Work to complete:
Set down, word for word, only the lines from the start of the records through the line bearing "const noiseTo = [46.5, -79.5];"; include no pictures.

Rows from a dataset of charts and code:
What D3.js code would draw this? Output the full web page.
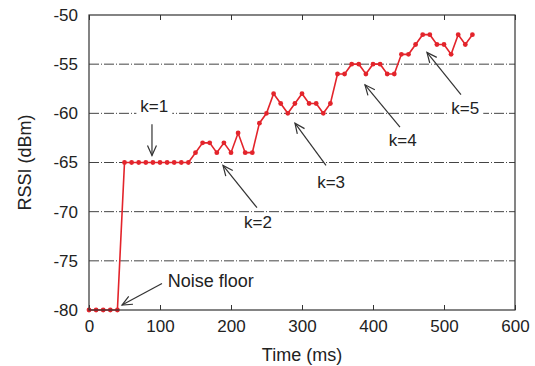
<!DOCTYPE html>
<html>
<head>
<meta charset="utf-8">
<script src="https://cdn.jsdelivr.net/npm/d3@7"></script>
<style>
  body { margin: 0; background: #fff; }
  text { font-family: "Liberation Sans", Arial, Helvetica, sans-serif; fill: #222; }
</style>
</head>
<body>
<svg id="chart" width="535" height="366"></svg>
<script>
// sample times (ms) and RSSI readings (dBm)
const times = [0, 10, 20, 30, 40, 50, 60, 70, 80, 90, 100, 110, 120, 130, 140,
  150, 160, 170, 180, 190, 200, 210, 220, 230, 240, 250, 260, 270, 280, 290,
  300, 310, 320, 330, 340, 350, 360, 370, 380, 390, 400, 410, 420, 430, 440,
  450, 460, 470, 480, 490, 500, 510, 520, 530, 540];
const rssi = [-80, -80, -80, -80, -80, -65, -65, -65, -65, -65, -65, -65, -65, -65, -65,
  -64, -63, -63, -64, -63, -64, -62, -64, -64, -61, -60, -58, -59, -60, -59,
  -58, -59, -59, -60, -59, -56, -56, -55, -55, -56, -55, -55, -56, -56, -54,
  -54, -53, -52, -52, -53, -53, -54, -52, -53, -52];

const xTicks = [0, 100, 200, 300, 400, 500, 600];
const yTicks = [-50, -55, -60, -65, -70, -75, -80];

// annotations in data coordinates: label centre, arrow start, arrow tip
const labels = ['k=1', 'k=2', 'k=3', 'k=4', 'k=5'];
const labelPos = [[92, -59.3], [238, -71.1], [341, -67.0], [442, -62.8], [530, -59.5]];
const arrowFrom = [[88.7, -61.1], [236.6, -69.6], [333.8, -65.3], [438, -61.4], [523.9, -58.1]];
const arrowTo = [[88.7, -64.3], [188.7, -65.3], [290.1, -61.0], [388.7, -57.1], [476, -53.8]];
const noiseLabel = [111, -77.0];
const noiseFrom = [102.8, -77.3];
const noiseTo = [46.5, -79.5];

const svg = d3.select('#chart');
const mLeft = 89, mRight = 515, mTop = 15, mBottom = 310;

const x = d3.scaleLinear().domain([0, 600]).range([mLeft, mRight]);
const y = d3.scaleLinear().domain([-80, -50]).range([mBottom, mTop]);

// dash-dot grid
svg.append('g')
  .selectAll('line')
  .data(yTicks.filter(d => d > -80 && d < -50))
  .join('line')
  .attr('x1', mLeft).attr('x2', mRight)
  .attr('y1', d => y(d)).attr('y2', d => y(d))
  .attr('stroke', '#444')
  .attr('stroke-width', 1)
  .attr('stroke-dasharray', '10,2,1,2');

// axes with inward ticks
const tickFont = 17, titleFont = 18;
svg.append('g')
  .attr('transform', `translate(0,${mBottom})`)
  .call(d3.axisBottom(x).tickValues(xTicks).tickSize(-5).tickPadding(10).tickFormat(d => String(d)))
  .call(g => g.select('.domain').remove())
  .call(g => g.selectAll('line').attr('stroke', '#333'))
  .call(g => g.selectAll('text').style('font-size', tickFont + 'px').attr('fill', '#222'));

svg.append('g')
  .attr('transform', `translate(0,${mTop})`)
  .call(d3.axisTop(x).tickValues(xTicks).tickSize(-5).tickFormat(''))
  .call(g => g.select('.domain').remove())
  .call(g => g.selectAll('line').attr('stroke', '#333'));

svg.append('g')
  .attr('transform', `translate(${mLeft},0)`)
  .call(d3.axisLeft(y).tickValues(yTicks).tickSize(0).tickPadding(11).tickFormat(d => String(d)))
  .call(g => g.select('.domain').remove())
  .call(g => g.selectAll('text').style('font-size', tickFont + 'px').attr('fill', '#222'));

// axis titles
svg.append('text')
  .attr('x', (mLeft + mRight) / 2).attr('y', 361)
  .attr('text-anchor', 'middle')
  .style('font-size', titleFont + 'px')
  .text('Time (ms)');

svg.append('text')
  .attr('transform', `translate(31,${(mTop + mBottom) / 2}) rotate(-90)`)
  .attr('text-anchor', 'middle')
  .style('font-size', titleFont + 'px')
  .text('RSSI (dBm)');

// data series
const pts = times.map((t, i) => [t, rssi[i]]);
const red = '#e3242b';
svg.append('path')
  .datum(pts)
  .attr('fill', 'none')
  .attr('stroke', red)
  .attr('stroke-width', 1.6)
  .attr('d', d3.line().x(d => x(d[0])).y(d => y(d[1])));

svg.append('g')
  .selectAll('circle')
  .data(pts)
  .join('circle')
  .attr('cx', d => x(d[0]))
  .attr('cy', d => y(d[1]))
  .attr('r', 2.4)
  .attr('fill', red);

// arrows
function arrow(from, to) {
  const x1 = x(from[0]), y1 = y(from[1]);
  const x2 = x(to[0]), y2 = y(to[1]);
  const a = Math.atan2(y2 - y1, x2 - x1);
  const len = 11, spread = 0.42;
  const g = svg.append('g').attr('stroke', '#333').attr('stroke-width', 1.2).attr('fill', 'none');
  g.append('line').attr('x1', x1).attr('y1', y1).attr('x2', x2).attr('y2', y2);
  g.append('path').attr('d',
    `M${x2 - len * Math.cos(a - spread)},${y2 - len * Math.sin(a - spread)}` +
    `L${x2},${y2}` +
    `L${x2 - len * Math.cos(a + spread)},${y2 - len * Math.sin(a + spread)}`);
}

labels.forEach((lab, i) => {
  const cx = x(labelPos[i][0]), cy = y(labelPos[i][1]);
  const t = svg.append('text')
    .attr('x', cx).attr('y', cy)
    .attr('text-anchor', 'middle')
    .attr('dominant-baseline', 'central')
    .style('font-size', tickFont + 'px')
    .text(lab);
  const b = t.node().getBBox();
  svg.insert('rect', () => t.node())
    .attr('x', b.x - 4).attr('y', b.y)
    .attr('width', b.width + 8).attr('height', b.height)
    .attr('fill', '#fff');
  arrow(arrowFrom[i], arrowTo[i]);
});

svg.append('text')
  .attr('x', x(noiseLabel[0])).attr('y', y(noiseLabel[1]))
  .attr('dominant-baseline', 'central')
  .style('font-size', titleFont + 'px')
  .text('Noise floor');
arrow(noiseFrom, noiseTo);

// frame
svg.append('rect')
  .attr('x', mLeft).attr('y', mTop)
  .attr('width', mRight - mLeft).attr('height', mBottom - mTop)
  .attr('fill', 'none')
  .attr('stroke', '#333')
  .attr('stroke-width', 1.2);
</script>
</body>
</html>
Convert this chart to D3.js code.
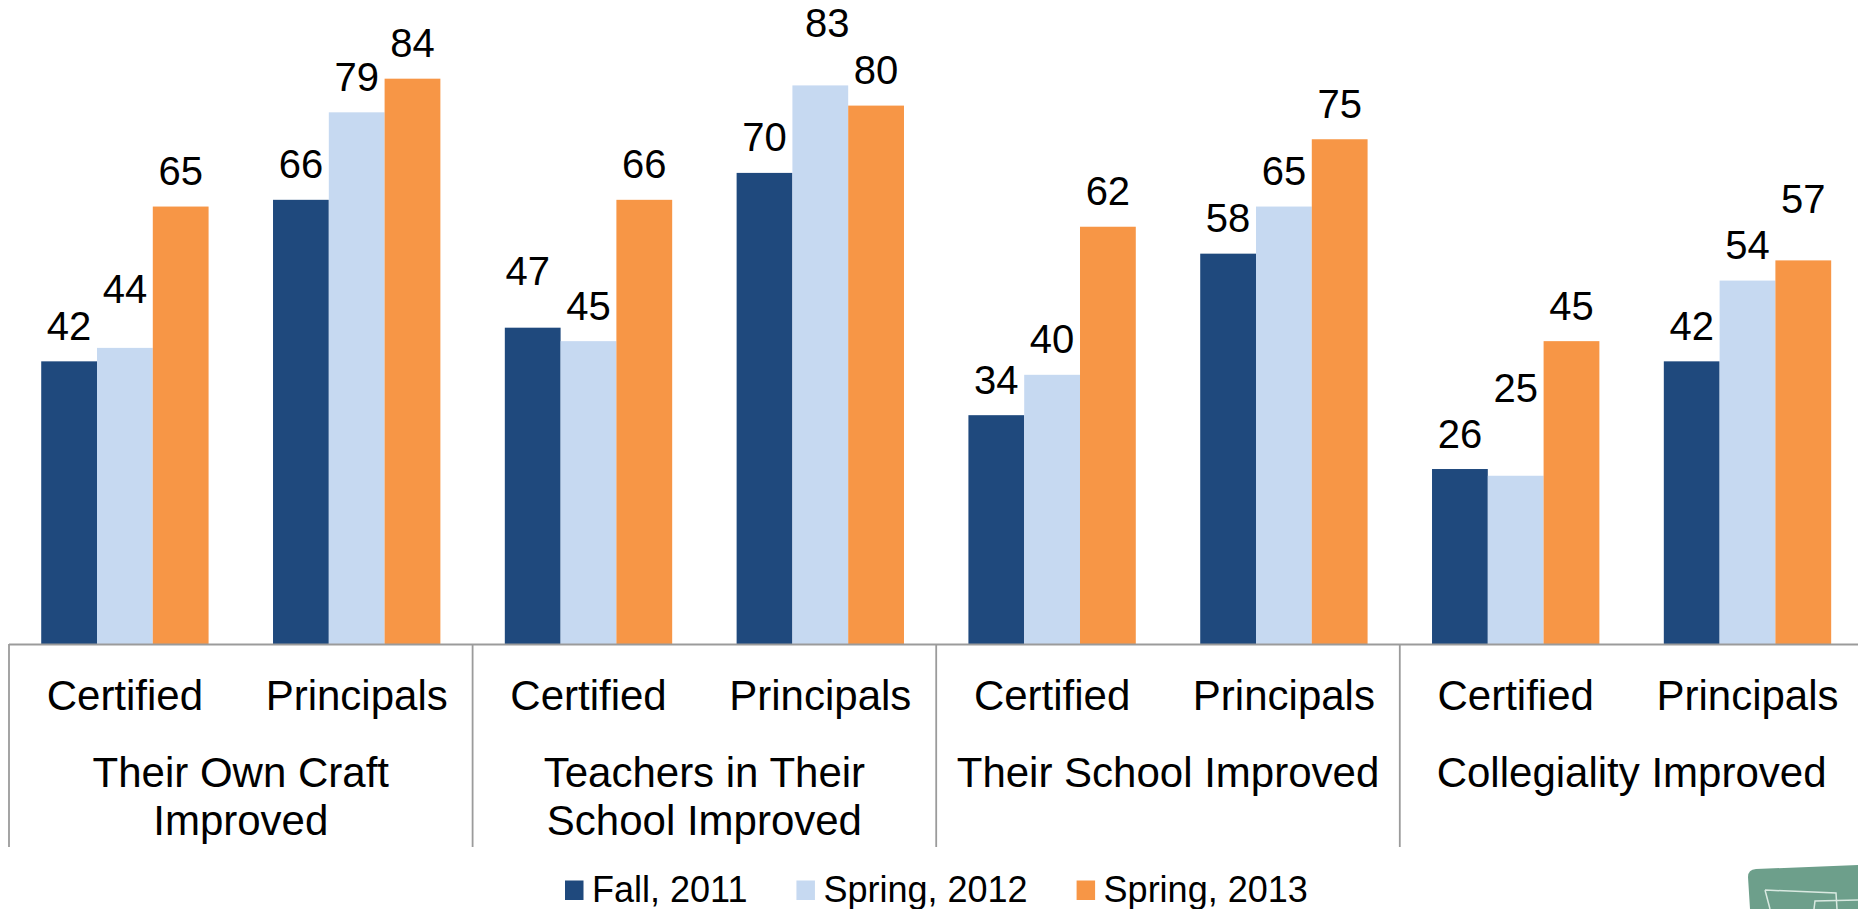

Finished exercise:
What D3.js code would draw this? Output the full web page.
<!DOCTYPE html>
<html>
<head>
<meta charset="utf-8">
<script src="https://cdn.jsdelivr.net/npm/d3@7"></script>
<style>
  body { margin: 0; background: #fff; }
  text { font-family: "Liberation Sans", Arial, Helvetica, sans-serif; fill: #222; }
</style>
</head>
<body>
<svg id="chart" width="535" height="366"></svg>
<script>
// sample times (ms) and RSSI readings (dBm)
const times = [0, 10, 20, 30, 40, 50, 60, 70, 80, 90, 100, 110, 120, 130, 140,
  150, 160, 170, 180, 190, 200, 210, 220, 230, 240, 250, 260, 270, 280, 290,
  300, 310, 320, 330, 340, 350, 360, 370, 380, 390, 400, 410, 420, 430, 440,
  450, 460, 470, 480, 490, 500, 510, 520, 530, 540];
const rssi = [-80, -80, -80, -80, -80, -65, -65, -65, -65, -65, -65, -65, -65, -65, -65,
  -64, -63, -63, -64, -63, -64, -62, -64, -64, -61, -60, -58, -59, -60, -59,
  -58, -59, -59, -60, -59, -56, -56, -55, -55, -56, -55, -55, -56, -56, -54,
  -54, -53, -52, -52, -53, -53, -54, -52, -53, -52];

const xTicks = [0, 100, 200, 300, 400, 500, 600];
const yTicks = [-50, -55, -60, -65, -70, -75, -80];

// annotations in data coordinates: label centre, arrow start, arrow tip
const labels = ['k=1', 'k=2', 'k=3', 'k=4', 'k=5'];
const labelPos = [[92, -59.3], [238, -71.1], [341, -67.0], [442, -62.8], [530, -59.5]];
const arrowFrom = [[88.7, -61.1], [236.6, -69.6], [333.8, -65.3], [438, -61.4], [523.9, -58.1]];
const arrowTo = [[88.7, -64.3], [188.7, -65.3], [290.1, -61.0], [388.7, -57.1], [476, -53.8]];
const noiseLabel = [111, -77.0];
const noiseFrom = [102.8, -77.3];
const noiseTo = [46.5, -79.5];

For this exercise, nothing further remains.